Mag auch das Ziel einer möglichst umfassenden Aufklärung der behaupteten wettbewerbswidrigen Verhaltensweisen ebenso durch eine Anhörung nach § 56 GWB oder eine Verbindung der beiden Verfahren zu einem Verfahren erreicht werden können, so ist das Bundeskartellamt dadurch nicht gehindert, sich für eine Beiladung zu entscheiden, zumal nicht ersichtlich ist, dass die Beteiligte zu 1) durch die Beiladung irgendwelche Nachteile erleidet. Dass die Beiladung zu einer nicht hinnehmbaren Verzögerung des Verfahrens führen könnte, vermag der Senat nicht festzustellen.

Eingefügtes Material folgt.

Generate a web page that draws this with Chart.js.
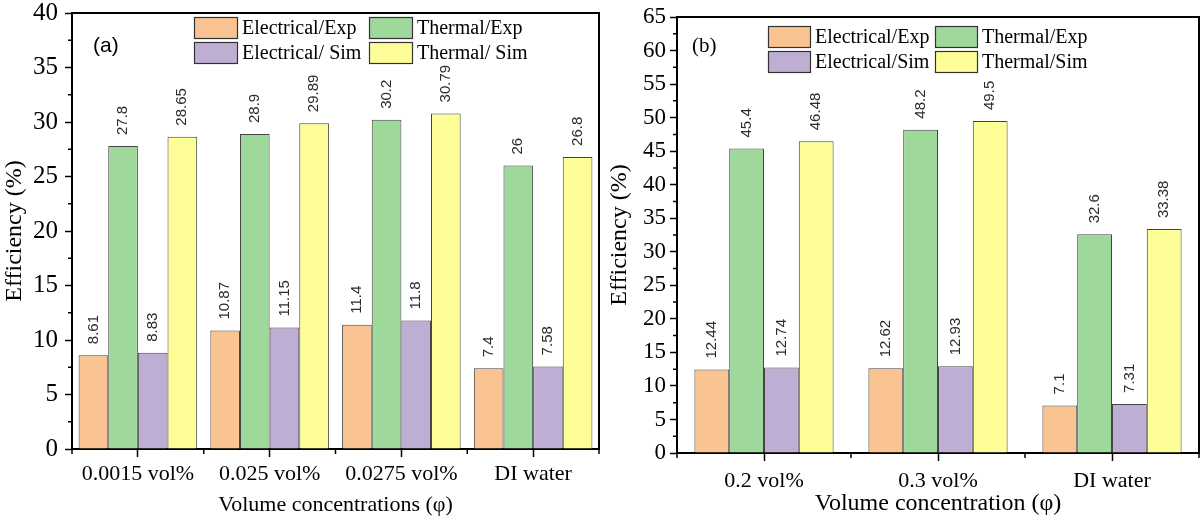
<!DOCTYPE html>
<html>
<head>
<meta charset="utf-8">
<script src="https://cdn.jsdelivr.net/npm/chart.js@4.4.1/dist/chart.umd.min.js"></script>
<style>
  html, body { margin: 0; padding: 0; background: #fff; }
  #wrap { position: relative; width: 1203px; height: 519px; }
  canvas { position: absolute; top: 0; }
  #chartA { left: 0; }
  #chartB { left: 605px; }
</style>
</head>
<body>
<div id="wrap">
  <canvas id="chartA" width="605" height="519"></canvas>
  <canvas id="chartB" width="598" height="519"></canvas>
</div>
<script>
// panel (a)
const catsA = ['0.0015 vol%', '0.025 vol%', '0.0275 vol%', 'DI water'];
const namesA = ['Electrical/Exp', 'Thermal/Exp', 'Electrical/ Sim', 'Thermal/ Sim'];
const elecExpA = [8.61, 10.87, 11.4, 7.4];
const thermExpA = [27.8, 28.9, 30.2, 26];
const elecSimA = [8.83, 11.15, 11.8, 7.58];
const thermSimA = [28.65, 29.89, 30.79, 26.8];

// panel (b)
const catsB = ['0.2 vol%', '0.3 vol%', 'DI water'];
const namesB = ['Electrical/Exp', 'Thermal/Exp', 'Electrical/Sim', 'Thermal/Sim'];
const elecExpB = [12.44, 12.62, 7.1];
const thermExpB = [45.4, 48.2, 32.6];
const elecSimB = [12.74, 12.93, 7.31];
const thermSimB = [46.48, 49.5, 33.38];

const barColors = ['#F9C491', '#9ED89B', '#BEAED4', '#FEFE99'];
const serif = "'Liberation Serif', 'Times New Roman', serif";
const sans = "'Liberation Sans', Arial, sans-serif";

// top/right frame + minor ticks
const frameTicks = {
    id: 'frameTicks',
    afterDraw(chart) {
        const { ctx, chartArea: a, scales: { x, y } } = chart;
        ctx.save();
        ctx.strokeStyle = '#000';
        ctx.lineWidth = 2;
        ctx.beginPath();
        ctx.moveTo(a.left, a.top);
        ctx.lineTo(a.right, a.top);
        ctx.lineTo(a.right, a.bottom);
        ctx.stroke();
        ctx.lineWidth = 1.5;
        ctx.beginPath();
        for (let v = 2.5; v < y.max; v += 5) {
            const py = y.getPixelForValue(v);
            ctx.moveTo(a.left - 4, py);
            ctx.lineTo(a.left, py);
        }
        const n = chart.data.labels.length;
        for (let i = 0; i <= n; i++) {
            const px = x.getPixelForValue(i - 0.5);
            ctx.moveTo(px, a.bottom);
            ctx.lineTo(px, a.bottom + 5);
        }
        ctx.stroke();
        ctx.restore();
    }
};

// rotated value labels above bars
const barLabels = {
    id: 'barLabels',
    afterDatasetsDraw(chart) {
        const { ctx } = chart;
        ctx.save();
        ctx.font = '15px ' + sans;
        ctx.fillStyle = '#2b2b2b';
        ctx.textAlign = 'left';
        ctx.textBaseline = 'middle';
        chart.data.datasets.forEach((ds, i) => {
            chart.getDatasetMeta(i).data.forEach((bar, j) => {
                ctx.save();
                ctx.translate(bar.x, bar.y - 11);
                ctx.rotate(-Math.PI / 2);
                ctx.fillText(String(ds.data[j]), 0, 0);
                ctx.restore();
            });
        });
        ctx.restore();
    }
};

// 2x2 legend + panel tag
const boxLegend = {
    id: 'boxLegend',
    afterDraw(chart, args, o) {
        const { ctx } = chart;
        ctx.save();
        chart.data.datasets.forEach((ds, i) => {
            const bx = o.cols[i % 2], cy = o.rows[Math.floor(i / 2)];
            ctx.fillStyle = ds.backgroundColor;
            ctx.fillRect(bx, cy - o.boxH / 2, o.boxW, o.boxH);
            ctx.strokeStyle = '#333';
            ctx.lineWidth = 1.2;
            ctx.strokeRect(bx + 0.5, cy - o.boxH / 2 + 0.5, o.boxW - 1, o.boxH - 1);
            ctx.fillStyle = '#000';
            ctx.font = o.fontSize + 'px ' + serif;
            ctx.textAlign = 'left';
            ctx.textBaseline = 'middle';
            ctx.fillText(ds.label, bx + o.boxW + 4, cy + 1);
        });
        ctx.font = o.tagFont;
        ctx.fillStyle = '#000';
        ctx.textAlign = 'left';
        ctx.textBaseline = 'middle';
        ctx.fillText(o.tag, o.tagX, o.tagY);
        ctx.restore();
    }
};

function makeChart(id, cats, names, series, p) {
    return new Chart(document.getElementById(id), {
        type: 'bar',
        data: {
            labels: cats,
            datasets: series.map((d, i) => ({
                label: names[i],
                data: d,
                backgroundColor: barColors[i],
                borderColor: '#444',
                borderWidth: 1,
                categoryPercentage: p.catPct,
                barPercentage: 1
            }))
        },
        options: {
            responsive: false,
            animation: false,
            layout: { padding: { top: p.top, right: p.right, left: 0, bottom: 0 } },
            plugins: {
                legend: { display: false },
                tooltip: { enabled: false },
                boxLegend: p.legend
            },
            scales: {
                x: {
                    grid: { offset: false, drawOnChartArea: false, tickLength: 8, tickColor: '#000', tickWidth: 1.5 },
                    border: { color: '#000', width: 2 },
                    ticks: { color: '#000', font: { family: serif, size: 22 }, padding: p.xPad, maxRotation: 0, autoSkip: false },
                    title: { display: true, text: p.xTitle, color: '#000', font: { family: serif, size: p.xTitleSize }, padding: { top: 0, bottom: 1 } },
                    afterFit(s) { s.height = p.xH; s.paddingLeft = 0; s.paddingRight = 0; }
                },
                y: {
                    min: 0,
                    max: p.yMax,
                    grid: { drawOnChartArea: false, tickLength: 7, tickColor: '#000', tickWidth: 1.5 },
                    border: { color: '#000', width: 2 },
                    ticks: { stepSize: 5, color: '#000', font: { family: serif, size: p.yTickSize }, padding: p.yPad },
                    title: { display: true, text: 'Efficiency (%)', color: '#000', font: { family: serif, size: 24 }, padding: { top: 0, bottom: 0 } },
                    afterFit(s) { s.width = 72; s.paddingTop = 0; s.paddingBottom = 0; }
                }
            }
        },
        plugins: [frameTicks, barLabels, boxLegend]
    });
}

makeChart('chartA', catsA, namesA, [elecExpA, thermExpA, elecSimA, thermSimA], {
    catPct: 0.9, top: 13, right: 6, xH: 70, xPad: 4, yMax: 40, yTickSize: 25, yPad: 7,
    xTitle: 'Volume concentrations (\u03c6)', xTitleSize: 22,
    legend: { cols: [194, 369], rows: [28, 53], boxW: 44, boxH: 22, fontSize: 20,
              tag: '(a)', tagX: 93, tagY: 46, tagFont: '21px ' + sans }
});

makeChart('chartB', catsB, namesB, [elecExpB, thermExpB, elecSimB, thermSimB], {
    catPct: 0.8, top: 17, right: 4, xH: 66, xPad: 7, yMax: 65, yTickSize: 23, yPad: 4,
    xTitle: 'Volume concentration (\u03c6)', xTitleSize: 24,
    legend: { cols: [163, 330], rows: [37, 62], boxW: 43, boxH: 22, fontSize: 20,
              tag: '(b)', tagX: 87, tagY: 46, tagFont: '21px ' + serif }
});
</script>
</body>
</html>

Schließlich dringt die Beteiligte zu 1) auch nicht mit ihrem Einwand durch, die Beiladung sei nicht aus Gründen des individuellen Rechtsschutzes erforderlich, da die Beigeladene ihre Interessen in dem von ihr angestrengten Verfahren ausreichend geltend machen könne.

Der beiden Verfahren zu Grunde liegende Sachverhalt ist - wie die Beschwerdeführerin selbst betont - nicht völlig deckungsgleich; gleiches gilt für das Rechtsschutzziel der Beteiligten zu 2) und der Beigeladenen. Zwar wenden sich beide gegen die "Patentstrategie" der Beteiligten zu 1). Beide Unternehmen sind jedoch unterschiedlich strukturiert, weshalb es naheliegend erscheint, dass das der Beteiligten zu 1) jeweils vorgeworfene Verhalten unterschiedliche Auswirkungen hat. Eine gleichförmige Entscheidung in beiden Verfahren ist daher nicht zwingend vorgezeichnet. Im übrigen ist davon auszugehen, dass eine Entscheidung in dem von der Beteiligten zu 2) initiierten Verfahren auch Einfluss auf das Verfahren der Beigeladenen haben wird.

Anhaltspunkte für ein rechtsmissbräuchliches Verhalten der Beigeladenen sind nicht ersichtlich.

III.

Die Kostenentscheidung folgt aus § 78 Satz 1 und 2 GWB. Die Beteiligte zu 1) hat als unterlegene Partei gemäß § 78 Satz 2 GWB die im Beschwerdeverfahren angefallenen Gerichtskosten sowie die außergerichtlichen Kosten des Bundeskartellamtes zu tragen. Es entspricht überdies der Billigkeit (§ 78 Satz 1 GWB) die Beteiligte zu 1) mit den notwendigen Aufwendungen der Beigeladenen, die das Beschwerdeverfahren durch Sachvortrag wesentlich gefördert hat, zu belasten (vgl. Senat, WuW/E DE-R 523, 527, 528).